“For books by relatively unknown authors, bad reviews caused sales to rise, by an average of 45%.” ~ Jonah Berger, “Bad Reviews Can Boost Sales. Here’s Why,” Harvard Business Review, March 2012.
Several writers of blog and early articles have heaped praise on Peter Byrne’s forthcoming book, calling him “awesome” and the book ”greatly anticipated.” But it seems none of these early “reviewers” have actually read the book, or even some of the passages already being shared online by the publisher, Hancock House. I have examined what is available and I have some grave concerns. Of course, as the quotes above indicate, critiques like mine won’t hurt Byrne’s sales. Such reviews merely alert people to the book, and those readers will buy it no matter what is written about it.
In Peter Byrne’s new book, according to the shared release of one section of the volume, the author again retreads his jumbled history of the naming of the “Abominable Snowman.” It is a story that is incorrect, and needs to be highlighted as a cautionary view of what may be in store for readers looking for his view of cryptozoology in the rest of his new “guidebook.” Byrne tells tales from his memory, it appears, as a matter of record. John Green and others are aware of that, as many of us have learned. This is unfortunate, for some people listen to Byrne and give accord to his opinions. But his memory is often faulty, as for example, in the case I will discuss today.
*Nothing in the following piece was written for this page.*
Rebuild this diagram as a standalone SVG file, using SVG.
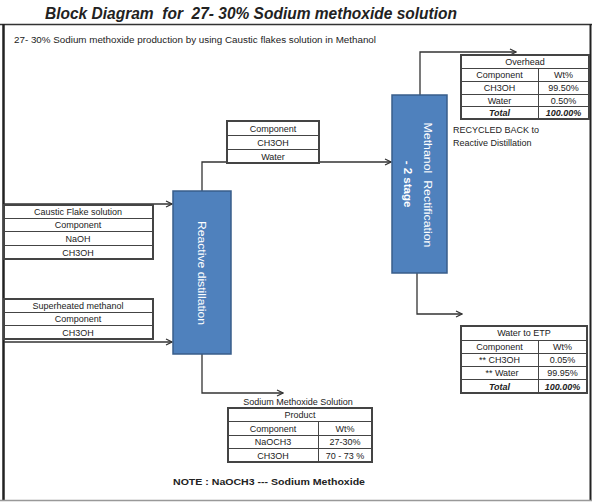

Here is the specific passage in Bryne’s new book (from Chapter 18, “Yeti Hunter”) to which I point for this critique:
The first Westerner to report the presence of a large unidentified primate in the Himalaya was the nineteenth century high-mountain British trekker, Colonel Waddell. One day, while high in the central Nepal ranges, he came across a set of big, wide, humanlike foot- prints with five toes and set in a pattern that suggested whatever made the prints was bipedal (walked upright on two legs). When he asked his Sherpa porters what made the prints they told him they were made by the metah kangmi. The words metah and kangmi are Tibetan. Metah means bad smelling or foul smelling, and kangmi means man of the snows, or snowman. A little later, after returning to India, Waddel wrote a short article for the Calcutta Statesman in which he described his find. He called the creature that made the prints the “abominably smelling man of the snows,” in accordance with what his Sherpas had told him. From this article, in time, came the name abominable snowman, and this is the name that we used when I was young.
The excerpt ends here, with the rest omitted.